Worked example: base 4px with Linear · 4px step and 10 steps returns --space-1: 0.25rem (4px), --space-2: 0.5rem (8px), --space-3: 0.75rem (12px) … --space-10: 2.5rem (40px). Switching to Modular · 1.25 with the same base would produce --space-1: 0.25rem (4px), --space-2: 0.313rem (5px), --space-3: 0.391rem (6px) … --space-10: 0.931rem (15px) — useful when you want tighter early steps.

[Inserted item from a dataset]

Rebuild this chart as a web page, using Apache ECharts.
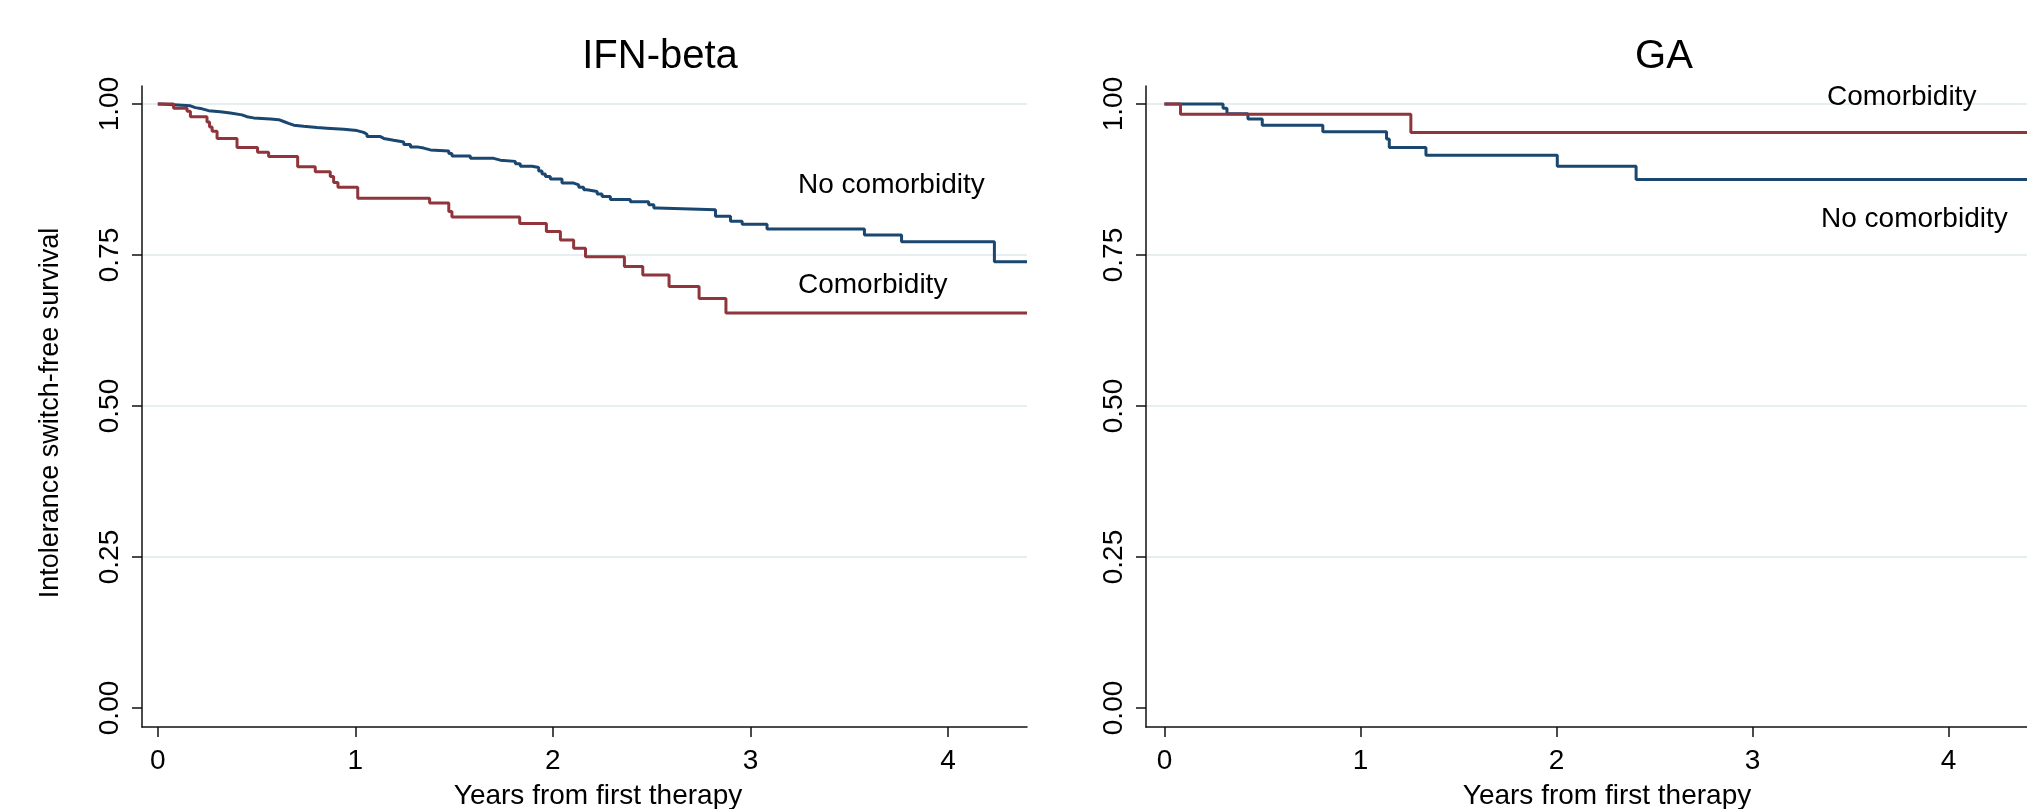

Everything runs in the browser. The output CSS variables can be pasted into Tailwind theme.spacing, a CSS :root block, or a design-token JSON file.

FAQ

When should the spacing scale generator use linear instead of modular?
Linear is better when you need familiar values (4, 8, 16, 24) that map directly to grid units. Modular is better for type-driven layouts where you want spacing to compound with the type scale.
Why are rems shown alongside px?
Rem-based spacing scales with the user’s root font size, which is good for accessibility. The px equivalent in the comment makes it easy to validate against design files.
Is the rem column always relative to 16px?
Yes. The tool divides the px value by 16 and trims trailing zeros so the output is clean.
Can I generate more than 20 steps?
No — most design systems use 10–14 steps. Going above 20 produces unusable extremes and was capped deliberately.
Will this match Tailwind’s default scale?
Pick Linear · 4px step with a base of 4 and 12+ steps and you will closely reproduce Tailwind’s default 4, 8, 12 … sequence. For exact parity, override theme.spacing in tailwind.config.